Overnight, Lehman moved from a first class financial house to a loser. Merrill Lynch was known as a Caholic house. Jew boys like me weren’t admitted into their training programs. Merrill was acquired by Bank of America for peanuts and never heard from again. 


I love owning a dozen or so tattered stocks selling under $10. They are hopefully survivors who were past leaders. Consider in the last down cycle Halliburton, a leading oil service operator succumbed to $7 from near $40 and has now come back into mid-twenties. 


What to do about Donald Trump’s wrecking ball? His act can schmeiss the price-earnings ratio of the market by several percentage points. Nobody is safe from his wrecking ball. The market could sell at 15 times earnings rather than 20 times. Too early for cyclicals if recession is around the corner. 


I’d expect to regain a 50% invested position in equities next 6 months or so. My candidates for testing the waters are banks like Morgan Stanley and Citigroup. Prime industrials like Deere and Caterpillar are too risky and costly at present. I already own a huge position in Goldman Sachs, but lost some price discipline owning Amazon who’s AI position is formidable.  

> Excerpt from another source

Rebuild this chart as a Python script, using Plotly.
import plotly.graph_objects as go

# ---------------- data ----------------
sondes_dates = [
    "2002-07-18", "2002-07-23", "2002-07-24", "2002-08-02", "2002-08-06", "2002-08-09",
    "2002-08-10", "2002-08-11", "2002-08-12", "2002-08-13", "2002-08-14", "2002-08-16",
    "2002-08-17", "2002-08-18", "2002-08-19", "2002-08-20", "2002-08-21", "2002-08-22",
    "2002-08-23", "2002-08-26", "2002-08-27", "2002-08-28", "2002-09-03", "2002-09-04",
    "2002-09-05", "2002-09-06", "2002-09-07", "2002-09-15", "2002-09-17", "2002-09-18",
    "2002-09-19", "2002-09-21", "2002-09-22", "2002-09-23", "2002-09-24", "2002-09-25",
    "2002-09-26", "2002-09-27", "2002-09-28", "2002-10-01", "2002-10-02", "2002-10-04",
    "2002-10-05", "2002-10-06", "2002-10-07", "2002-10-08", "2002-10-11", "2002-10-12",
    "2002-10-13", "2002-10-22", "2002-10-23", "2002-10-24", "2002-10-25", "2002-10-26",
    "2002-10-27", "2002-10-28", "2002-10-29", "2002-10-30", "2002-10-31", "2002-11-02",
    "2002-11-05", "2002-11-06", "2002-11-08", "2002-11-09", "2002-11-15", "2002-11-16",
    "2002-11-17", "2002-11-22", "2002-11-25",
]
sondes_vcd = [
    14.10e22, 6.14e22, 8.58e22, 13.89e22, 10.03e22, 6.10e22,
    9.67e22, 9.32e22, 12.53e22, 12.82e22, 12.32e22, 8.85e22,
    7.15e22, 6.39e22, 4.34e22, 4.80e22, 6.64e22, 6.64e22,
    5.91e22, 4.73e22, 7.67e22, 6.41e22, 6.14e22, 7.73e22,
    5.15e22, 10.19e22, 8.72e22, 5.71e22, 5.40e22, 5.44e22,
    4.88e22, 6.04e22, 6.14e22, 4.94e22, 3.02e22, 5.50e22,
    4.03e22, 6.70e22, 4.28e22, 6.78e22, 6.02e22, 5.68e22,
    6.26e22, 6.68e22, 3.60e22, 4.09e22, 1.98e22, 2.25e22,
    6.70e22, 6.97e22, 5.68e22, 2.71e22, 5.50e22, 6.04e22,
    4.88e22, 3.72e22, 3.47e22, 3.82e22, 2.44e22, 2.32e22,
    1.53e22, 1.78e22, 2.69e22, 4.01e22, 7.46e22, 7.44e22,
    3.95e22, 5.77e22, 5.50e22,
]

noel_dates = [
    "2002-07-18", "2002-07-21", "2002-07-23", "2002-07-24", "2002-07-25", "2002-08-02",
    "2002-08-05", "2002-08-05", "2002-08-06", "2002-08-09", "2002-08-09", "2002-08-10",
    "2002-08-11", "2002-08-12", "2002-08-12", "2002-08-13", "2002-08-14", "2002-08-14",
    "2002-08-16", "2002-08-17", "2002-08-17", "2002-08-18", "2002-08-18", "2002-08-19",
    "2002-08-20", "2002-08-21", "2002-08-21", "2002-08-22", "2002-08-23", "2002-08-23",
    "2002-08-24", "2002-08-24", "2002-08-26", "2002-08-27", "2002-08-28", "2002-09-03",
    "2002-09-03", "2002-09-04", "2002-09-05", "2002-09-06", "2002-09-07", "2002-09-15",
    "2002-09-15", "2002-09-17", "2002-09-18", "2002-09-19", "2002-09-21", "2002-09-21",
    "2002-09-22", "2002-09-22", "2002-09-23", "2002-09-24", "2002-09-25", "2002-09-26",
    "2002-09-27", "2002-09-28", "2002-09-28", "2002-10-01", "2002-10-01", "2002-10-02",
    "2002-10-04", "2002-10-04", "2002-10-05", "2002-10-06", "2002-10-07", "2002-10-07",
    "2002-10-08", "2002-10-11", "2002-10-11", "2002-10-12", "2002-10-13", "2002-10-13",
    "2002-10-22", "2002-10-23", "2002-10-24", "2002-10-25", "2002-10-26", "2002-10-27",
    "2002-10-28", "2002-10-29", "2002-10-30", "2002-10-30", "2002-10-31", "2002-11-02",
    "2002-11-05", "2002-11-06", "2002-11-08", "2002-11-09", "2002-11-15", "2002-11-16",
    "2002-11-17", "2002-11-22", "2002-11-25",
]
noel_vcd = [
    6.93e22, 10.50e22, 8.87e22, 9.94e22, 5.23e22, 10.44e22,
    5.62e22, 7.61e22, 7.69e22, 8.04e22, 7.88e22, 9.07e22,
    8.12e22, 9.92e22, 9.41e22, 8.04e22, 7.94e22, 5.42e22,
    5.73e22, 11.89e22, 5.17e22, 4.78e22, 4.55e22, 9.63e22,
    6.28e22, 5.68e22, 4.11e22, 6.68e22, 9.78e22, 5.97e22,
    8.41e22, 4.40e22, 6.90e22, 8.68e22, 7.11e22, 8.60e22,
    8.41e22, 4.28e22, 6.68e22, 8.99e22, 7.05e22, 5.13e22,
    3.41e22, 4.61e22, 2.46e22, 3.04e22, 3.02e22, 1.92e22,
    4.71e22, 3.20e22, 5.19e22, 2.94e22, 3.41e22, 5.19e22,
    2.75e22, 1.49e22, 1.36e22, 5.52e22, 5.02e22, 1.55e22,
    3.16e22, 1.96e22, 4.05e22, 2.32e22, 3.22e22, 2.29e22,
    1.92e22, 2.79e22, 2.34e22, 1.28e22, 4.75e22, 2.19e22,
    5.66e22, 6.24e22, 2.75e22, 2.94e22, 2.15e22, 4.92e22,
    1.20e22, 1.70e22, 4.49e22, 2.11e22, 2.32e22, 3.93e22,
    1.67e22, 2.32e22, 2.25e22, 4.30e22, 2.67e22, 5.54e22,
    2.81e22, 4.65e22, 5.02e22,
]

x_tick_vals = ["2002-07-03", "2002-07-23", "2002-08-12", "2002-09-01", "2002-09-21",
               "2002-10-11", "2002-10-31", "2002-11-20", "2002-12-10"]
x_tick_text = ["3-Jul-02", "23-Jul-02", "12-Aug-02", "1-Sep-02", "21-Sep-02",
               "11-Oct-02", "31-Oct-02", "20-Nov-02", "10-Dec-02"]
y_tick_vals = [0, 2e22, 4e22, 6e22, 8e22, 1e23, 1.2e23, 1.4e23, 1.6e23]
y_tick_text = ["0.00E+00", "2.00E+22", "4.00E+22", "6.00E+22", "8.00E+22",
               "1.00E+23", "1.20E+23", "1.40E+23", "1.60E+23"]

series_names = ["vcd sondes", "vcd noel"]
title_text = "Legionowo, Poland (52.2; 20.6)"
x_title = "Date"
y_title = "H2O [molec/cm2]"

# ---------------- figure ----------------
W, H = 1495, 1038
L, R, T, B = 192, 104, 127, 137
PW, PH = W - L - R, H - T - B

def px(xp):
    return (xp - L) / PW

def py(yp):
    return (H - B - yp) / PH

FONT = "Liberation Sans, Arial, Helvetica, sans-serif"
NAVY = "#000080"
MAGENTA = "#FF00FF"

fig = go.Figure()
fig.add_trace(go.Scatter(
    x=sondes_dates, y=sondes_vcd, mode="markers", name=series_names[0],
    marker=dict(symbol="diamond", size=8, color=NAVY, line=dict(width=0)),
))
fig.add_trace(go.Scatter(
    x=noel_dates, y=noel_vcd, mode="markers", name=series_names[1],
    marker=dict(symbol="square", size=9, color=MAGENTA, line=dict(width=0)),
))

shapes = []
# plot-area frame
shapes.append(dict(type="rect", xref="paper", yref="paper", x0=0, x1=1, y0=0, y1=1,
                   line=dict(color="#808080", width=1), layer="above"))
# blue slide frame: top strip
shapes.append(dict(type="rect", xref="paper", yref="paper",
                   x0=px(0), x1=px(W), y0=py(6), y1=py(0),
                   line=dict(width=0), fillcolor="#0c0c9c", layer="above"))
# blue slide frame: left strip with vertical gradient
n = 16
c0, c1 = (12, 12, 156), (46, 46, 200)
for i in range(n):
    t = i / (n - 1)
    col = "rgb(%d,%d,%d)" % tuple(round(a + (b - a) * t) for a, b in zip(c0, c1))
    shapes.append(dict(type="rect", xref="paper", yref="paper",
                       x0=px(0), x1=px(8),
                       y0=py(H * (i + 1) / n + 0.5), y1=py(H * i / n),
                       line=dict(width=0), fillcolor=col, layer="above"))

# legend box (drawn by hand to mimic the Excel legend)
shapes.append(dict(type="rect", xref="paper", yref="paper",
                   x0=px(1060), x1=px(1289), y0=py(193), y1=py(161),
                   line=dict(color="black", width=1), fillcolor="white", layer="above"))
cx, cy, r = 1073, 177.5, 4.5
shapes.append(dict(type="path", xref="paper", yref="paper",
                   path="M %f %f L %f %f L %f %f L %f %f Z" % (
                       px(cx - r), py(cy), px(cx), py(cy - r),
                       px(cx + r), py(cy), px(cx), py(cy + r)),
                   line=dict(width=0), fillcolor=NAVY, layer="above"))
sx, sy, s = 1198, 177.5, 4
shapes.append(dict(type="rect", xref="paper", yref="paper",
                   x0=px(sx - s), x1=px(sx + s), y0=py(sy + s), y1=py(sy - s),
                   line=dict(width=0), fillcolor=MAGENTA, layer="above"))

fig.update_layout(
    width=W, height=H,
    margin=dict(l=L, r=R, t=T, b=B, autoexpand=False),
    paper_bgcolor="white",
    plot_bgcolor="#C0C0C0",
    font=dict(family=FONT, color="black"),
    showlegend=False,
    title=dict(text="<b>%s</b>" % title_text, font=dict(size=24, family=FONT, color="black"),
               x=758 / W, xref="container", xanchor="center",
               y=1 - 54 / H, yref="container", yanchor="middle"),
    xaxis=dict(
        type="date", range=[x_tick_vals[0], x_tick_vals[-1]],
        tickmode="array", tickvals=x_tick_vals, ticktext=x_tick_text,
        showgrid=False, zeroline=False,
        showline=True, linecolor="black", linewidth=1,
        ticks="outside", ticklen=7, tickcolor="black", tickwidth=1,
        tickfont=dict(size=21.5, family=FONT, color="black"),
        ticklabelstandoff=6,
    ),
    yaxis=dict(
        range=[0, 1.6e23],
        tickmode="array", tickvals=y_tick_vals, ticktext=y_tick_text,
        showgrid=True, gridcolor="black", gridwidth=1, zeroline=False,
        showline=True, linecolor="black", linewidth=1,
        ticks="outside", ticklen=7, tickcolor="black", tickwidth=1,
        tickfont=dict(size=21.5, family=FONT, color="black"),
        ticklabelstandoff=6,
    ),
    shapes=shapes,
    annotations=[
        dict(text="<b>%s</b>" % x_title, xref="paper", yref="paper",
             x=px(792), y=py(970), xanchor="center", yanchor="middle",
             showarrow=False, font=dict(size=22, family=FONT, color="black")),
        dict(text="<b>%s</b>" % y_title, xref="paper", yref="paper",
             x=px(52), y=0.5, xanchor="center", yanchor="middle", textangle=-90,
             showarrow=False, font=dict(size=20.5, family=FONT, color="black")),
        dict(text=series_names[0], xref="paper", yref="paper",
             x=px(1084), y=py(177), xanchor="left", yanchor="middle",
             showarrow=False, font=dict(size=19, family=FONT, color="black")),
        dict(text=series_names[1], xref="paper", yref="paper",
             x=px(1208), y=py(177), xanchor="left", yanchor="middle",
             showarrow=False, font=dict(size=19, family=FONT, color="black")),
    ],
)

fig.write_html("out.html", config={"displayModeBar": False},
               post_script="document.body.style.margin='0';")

No interest in energy where I see over-supply in production for years to come. No price leverage, either. Non-durables like McDonalds could act better along with Wal-Mart, but they’re pricey today. 


I wouldn’t dream of being fully invested, unworried about valuation or cyclical risk to the earnings power of the S & P 500 list. 


Yes! Trump sharply reduced proposed harsh Chinese tariffs, but not enough. The market went bananas when the animals came out of their cages next morning. I brought a hundred shares of Disney for each of our grandchildren.  Then indulged in a hearty breakfast.